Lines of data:
⟨

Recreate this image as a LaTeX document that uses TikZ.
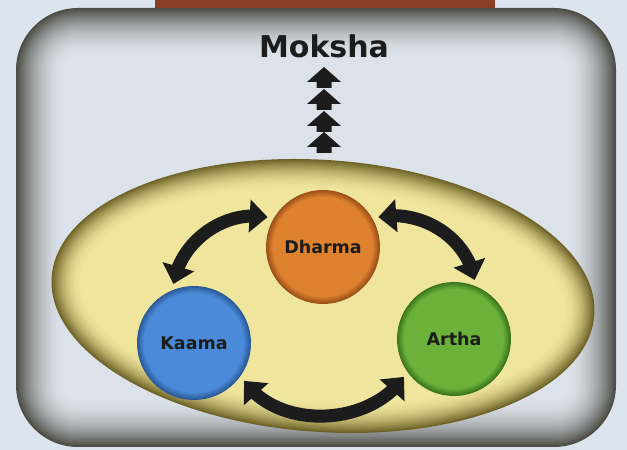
\documentclass[tikz,border=0pt]{standalone}
\usepackage{fontspec}
\setmainfont{DejaVu Sans}
\usetikzlibrary{arrows.meta,bending}
\definecolor{pagebg}{HTML}{DCE4EE}
\definecolor{panel}{HTML}{DCE2EA}
\definecolor{paneledge}{HTML}{4E4E47}
\definecolor{banner}{HTML}{8C3B25}
\definecolor{egg}{HTML}{F0E59D}
\definecolor{eggedge}{HTML}{6E6226}
\definecolor{dharmafill}{HTML}{E0832F}
\definecolor{dharmarim}{HTML}{9A5018}
\definecolor{kaamafill}{HTML}{4C8BD9}
\definecolor{kaamarim}{HTML}{2A5A98}
\definecolor{arthafill}{HTML}{6DB33B}
\definecolor{artharim}{HTML}{3B761B}
\definecolor{ink}{HTML}{1C1C1C}
\begin{document}
\begin{tikzpicture}[x=1pt,y=1pt,
    ball/.style={circle,minimum size=114pt,inner sep=0pt,fill=#1rim,text=ink,
      font=\fontsize{17.5}{18}\selectfont\bfseries,
      path picture={\foreach \j [evaluate=\j as \q using 14*\j] in {1,...,7}
        \fill[#1fill!\q!#1rim] (path picture bounding box.center) circle (57-\j);}},
    bigarrow/.style={draw=ink,line width=13pt,
      arrows={Triangle[width=32pt,length=18pt]-Triangle[width=32pt,length=18pt]},
      shorten <=6pt,shorten >=6pt}]
  \useasboundingbox (0,0) rectangle (627,450);
  \fill[pagebg] (0,0) rectangle (627,450);
  \fill[banner] (155,441) rectangle (495,450);
  \foreach \i [evaluate=\i as \p using {100*(1-(1-\i/26)^2)},
               evaluate=\i as \r using {62-1.9*\i}] in {0,...,26}
    \fill[panel!\p!paneledge,rounded corners=\r pt]
      (16+1.9*\i,3+1.9*\i) rectangle (616-1.9*\i,442-1.9*\i);
  \begin{scope}[rotate around={-4:(323,154)}]
    \foreach \i [evaluate=\i as \p using {100*(1-(1-\i/24)^2)}] in {0,...,24}
      \fill[egg!\p!eggedge] (323,154) ellipse [x radius=272-1.3*\i,y radius=136-1.3*\i];
  \end{scope}
  \foreach \t in {383,361,339,318}
    \fill[ink] (324,\t) -- (341,\t-15) -- (331.5,\t-15) -- (331.5,\t-21)
      -- (316.5,\t-21) -- (316.5,\t-15) -- (307,\t-15) -- cycle;
  \draw
    (324,392) node[anchor=base,text=ink,font=\fontsize{30}{32}\selectfont\bfseries] (moksha){Moksha}
    (323,203) node[ball=dharma] (dharma){Dharma}
    (194,107) node[ball=kaama] (kaama){Kaama}
    (454,111) node[ball=artha] (artha){Artha};
  \begin{scope}[bigarrow]
    \draw (dharma.150) to[out=165,in=85] (kaama.112);
    \draw (dharma.30) to[out=15,in=95] (artha.68);
    \draw (kaama.-35) to[out=-60,in=-120] (artha.-145);
  \end{scope}
\end{tikzpicture}
\end{document}
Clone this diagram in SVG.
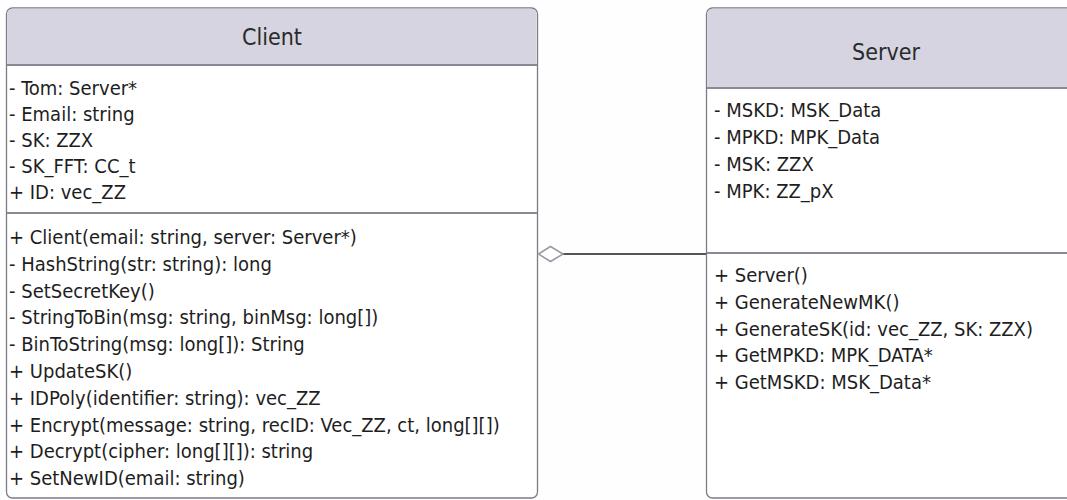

⟩

Aim:
Write out every line from the entries where "this" appears.

Written response:
Recreate this image as a LaTeX document that uses TikZ.
Clone this diagram in SVG.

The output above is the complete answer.